» RECORDS FOR PROCESSING
····················
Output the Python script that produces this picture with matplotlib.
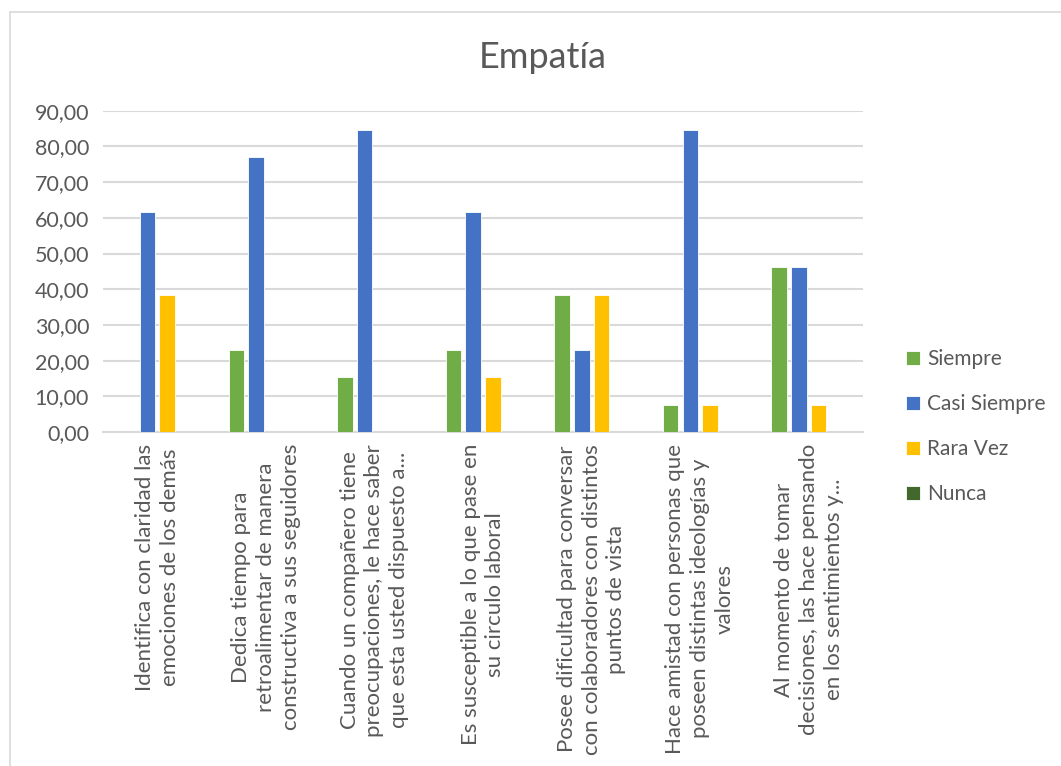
import matplotlib.pyplot as plt
from matplotlib.patches import Rectangle
from matplotlib.ticker import FuncFormatter
import numpy as np

plt.rcParams['font.family'] = ['Lato', 'DejaVu Sans']

categorias = [
    "Identifica con claridad las\nemociones de los demás",
    "Dedica tiempo para\nretroalimentar de manera\nconstructiva a sus seguidores",
    "Cuando un compañero tiene\npreocupaciones, le hace saber\nque esta usted dispuesto a...",
    "Es susceptible a lo que pase en\nsu circulo laboral",
    "Posee dificultad para conversar\ncon colaboradores con distintos\npuntos de vista",
    "Hace amistad con personas que\nposeen distintas ideologías y\nvalores",
    "Al momento de tomar\ndecisiones, las hace pensando\nen los sentimientos y...",
]
siempre = [0, 23.08, 15.38, 23.08, 38.46, 7.69, 46.15]
casi_siempre = [61.54, 76.92, 84.62, 61.54, 23.08, 84.62, 46.15]
rara_vez = [38.46, 0, 0, 15.38, 38.46, 7.69, 7.69]
nunca = [0, 0, 0, 0, 0, 0, 0]

series = ["Siempre", "Casi Siempre", "Rara Vez", "Nunca"]
colores = ["#70ad47", "#4472c4", "#ffc000", "#43682b"]
texto = "#595959"

fig = plt.figure(figsize=(10.61, 7.66), dpi=100)
ax = fig.add_axes([103 / 1061, 1 - 432 / 766, 760 / 1061, 321.3 / 766])

# borde del área del gráfico
fig.patches.append(Rectangle((10 / 1061, -0.05), 1.1, 1 - 12 / 766 + 0.05,
                             transform=fig.transFigure, fill=False,
                             edgecolor="#d9d9d9", linewidth=1.2, zorder=0))

x = np.arange(len(categorias))
paso = 0.181
ancho = 0.143
for i, (nombre, valores) in enumerate(zip(series, [siempre, casi_siempre, rara_vez, nunca])):
    ax.bar(x + (i - 1.5) * paso, valores, width=ancho, color=colores[i],
           edgecolor="white", linewidth=0.6, label=nombre, zorder=3)

ax.set_xlim(-0.5, len(categorias) - 0.5)
ax.set_ylim(0, 90)
ax.set_yticks(range(0, 91, 10))
ax.yaxis.set_major_formatter(FuncFormatter(lambda v, p: f"{v:.2f}".replace(".", ",")))
ax.grid(axis="y", color="#d9d9d9", linewidth=1.5, zorder=0)
ax.set_axisbelow(True)
for s in ["top", "right", "left"]:
    ax.spines[s].set_visible(False)
ax.spines["bottom"].set_color("#d9d9d9")
ax.spines["bottom"].set_linewidth(1.5)
ax.tick_params(axis="y", length=0, labelsize=15.5, labelcolor=texto, pad=10)
ax.tick_params(axis="x", length=0)
ax.set_xticks(x)
ax.set_xticklabels([])

for xi, etiqueta in zip(x, categorias):
    ax.text(xi, -3.3, etiqueta, rotation=90, ha="center", va="top",
            multialignment="center", fontsize=16, color=texto,
            linespacing=1.3)

fig.text(543 / 1061, 1 - 57 / 766, "Empatía", ha="center", va="center",
         fontsize=26, color=texto)

fig.legend(loc="center left", bbox_to_anchor=(896 / 1061, 1 - 427 / 766),
           frameon=False, fontsize=15, labelcolor=texto, handlelength=0.65,
           handleheight=0.65, handletextpad=0.35, labelspacing=1.2, borderpad=0)

fig.savefig("out.png", dpi=100)
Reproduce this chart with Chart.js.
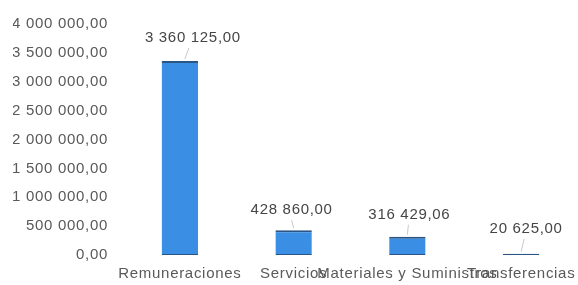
····················
Every line from the top of the material above through the line with "ax = fig.add_axes([103" should be duplicated exactly, please; leave out the pictures.

Output the Python script that produces this picture with matplotlib.
import matplotlib.pyplot as plt
from matplotlib.patches import Rectangle
from matplotlib.ticker import FuncFormatter
import numpy as np

plt.rcParams['font.family'] = ['Lato', 'DejaVu Sans']

categorias = [
    "Identifica con claridad las\nemociones de los demás",
    "Dedica tiempo para\nretroalimentar de manera\nconstructiva a sus seguidores",
    "Cuando un compañero tiene\npreocupaciones, le hace saber\nque esta usted dispuesto a...",
    "Es susceptible a lo que pase en\nsu circulo laboral",
    "Posee dificultad para conversar\ncon colaboradores con distintos\npuntos de vista",
    "Hace amistad con personas que\nposeen distintas ideologías y\nvalores",
    "Al momento de tomar\ndecisiones, las hace pensando\nen los sentimientos y...",
]
siempre = [0, 23.08, 15.38, 23.08, 38.46, 7.69, 46.15]
casi_siempre = [61.54, 76.92, 84.62, 61.54, 23.08, 84.62, 46.15]
rara_vez = [38.46, 0, 0, 15.38, 38.46, 7.69, 7.69]
nunca = [0, 0, 0, 0, 0, 0, 0]

series = ["Siempre", "Casi Siempre", "Rara Vez", "Nunca"]
colores = ["#70ad47", "#4472c4", "#ffc000", "#43682b"]
texto = "#595959"

fig = plt.figure(figsize=(10.61, 7.66), dpi=100)
ax = fig.add_axes([103 / 1061, 1 - 432 / 766, 760 / 1061, 321.3 / 766])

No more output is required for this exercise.